A \Ray City case was the trial of J. T. Biggles, who shot his brother-in-law in 1887 then fled the county for 12 years before his arrest.  Other notable cases in which Judge Hansell was involved include the trials of  Jim Hightower (aka James Stewart),   Jonathan Studstill,  and Burrell Hamilton Bailey.

The Atlanta Constitution
Feb 11, 1907  Page 1

DEATH CLAIMS JUDGE HANSELL

Distinguished Georgia Jurist Passes Away at Thomasville.

OLDEST MASON IN STATE

Funeral Will Take Place Today at Thomasville and Six Grandsons Will Act as the Pallbearers.  Judge Hansell Eighty-Nine Years Old.

Thomasville, Ga., February 10.  – (Special.) – Judge Augustus H. Hansell died today at half past 1 o’clock at his home here.  The immediate cause of his death was a fracture of the hip bone, caused by a fall ten days ago.
    He was born in Milledgeville in 1817, and was 89 years old at the time of his death.  He was the oldest Mason in the state having joined in 1838 at Milledgeville, and the Masonic lodges of Thomas county will all attend his funeral at the Presbyterian church tomorrow at 3 o’clock.  Six of his grandsons will act as pall bearers.
    Judge Hansell was admitted to the bar in 1838.  He was elected solicitor general of the southern circuit by the legislature of 1847, and judged of the same circuit in 1849.  He served as judge until January 1, 1903, with the exception of six years from 1853 to 1859,  when he refused to serve.

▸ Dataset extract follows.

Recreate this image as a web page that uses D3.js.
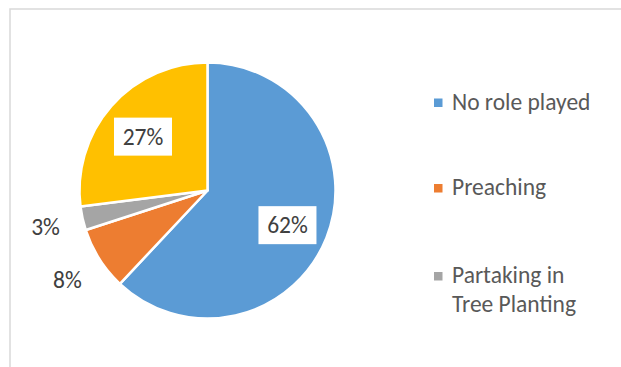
<!DOCTYPE html>
<html>
<head>
<meta charset="utf-8">
<script src="https://cdn.jsdelivr.net/npm/d3@7"></script>
<style>
  html, body { margin: 0; padding: 0; background: #fff; }
  svg { display: block; }
  text { font-family: Carlito, Lato, "Liberation Sans", sans-serif; }
</style>
</head>
<body>
<svg id="chart" width="621" height="367"></svg>
<script>
// Roles played, share of respondents (%)
const categories = ["No role played", "Preaching", "Partaking in Tree Planting", "Other roles"];
const values = [62, 8, 3, 27];
const colors = ["#5B9BD5", "#ED7D31", "#A5A5A5", "#FFC000"];
const legendLines = [["No role played"], ["Preaching"], ["Partaking in", "Tree Planting"]];
const labelInside = [true, false, false, true];

const W = 621, H = 367;
const cx = 207.5, cy = 190.5, R = 128;

const svg = d3.select("#chart");

// chart-area frame (left and top edges visible)
svg.append("path")
  .attr("d", `M10,${H} L10,9 L${W},9`)
  .attr("fill", "none")
  .attr("stroke", "#d9d9d9")
  .attr("stroke-width", 1.5);

const pie = d3.pie().sort(null).value(d => d.value);
const data = categories.map((c, i) => ({ name: c, value: values[i], color: colors[i], inside: labelInside[i] }));
const arcs = pie(data);

const arc = d3.arc().innerRadius(0).outerRadius(R);
const g = svg.append("g").attr("transform", `translate(${cx},${cy})`);

g.selectAll("path.slice")
  .data(arcs)
  .join("path")
  .attr("class", "slice")
  .attr("d", arc)
  .attr("fill", d => d.data.color)
  .attr("stroke", "#fff")
  .attr("stroke-width", 2.5)
  .attr("stroke-linejoin", "round");

// data labels
const inArc = d3.arc().innerRadius(86).outerRadius(86);
const outArc = d3.arc().innerRadius(166).outerRadius(166);
const fs = 23.5;

arcs.forEach(d => {
  const [x, y] = (d.data.inside ? inArc : outArc).centroid(d);
  const lg = g.append("g").attr("transform", `translate(${x},${y + (d.data.inside ? 3 : 0)})`);
  const label = d.data.value + "%";
  if (d.data.inside) {
    lg.append("rect")
      .attr("x", -29).attr("y", -19)
      .attr("width", 58).attr("height", 38)
      .attr("fill", "#fff");
  }
  lg.append("text")
    .attr("text-anchor", "middle")
    .attr("y", fs * 0.35)
    .attr("font-size", fs)
    .attr("fill", "#404040")
    .text(label);
});

// legend
const legendTops = [109.5, 195, 283];
const lineH = 29;
const legend = svg.append("g");
legendLines.forEach((lines, i) => {
  const base = legendTops[i];
  legend.append("rect")
    .attr("x", 434).attr("y", base - 11)
    .attr("width", 8.5).attr("height", 8.5)
    .attr("fill", colors[i]);
  const t = legend.append("text")
    .attr("x", 452).attr("y", base)
    .attr("font-size", fs)
    .attr("fill", "#595959");
  lines.forEach((ln, j) => {
    t.append("tspan").attr("x", 452).attr("y", base + j * lineH).text(ln);
  });
});
</script>
</body>
</html>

He was removed by reconstruction in 1865, but was reelected in 1873,  and served continuously until 1903.  He was a member of the secession convention in 1861 and of the constitutional convention in 1877.  He served in the Indian War when but 18 years of age on the staff of General Safford, of Milledgeville.  He did not serve in the confederate war on account of his position as judge, but was on the relief committee, which was sent to Atlanta during the siege to relieve sick and wounded.
     He joined the Presbyterian  church in 1837.  He came to Thomasville  in 1852, and was a charter member and elder in the church here since 1854.  
    In 1840 he was married to Miss Annie B. Paine, of Milledgeville, who died six months ago.
    He leaves five children, C. P. Hansell, judge of the city court of Thomasville and assistant secretary of the senate; Mrs. James Watt, Miss Sallie Hansell of Thomasville; Mrs. B. L. Baker and Mrs. J. S. Denham, of  Monticello, Fla. 
    The stores of the town will close during the funeral hours tomorrow.

Augustin Harris Hansell is buried in the Soldiers Circle plot at Laurel Hill Cemetery, Thomasville, Thomas County, GA.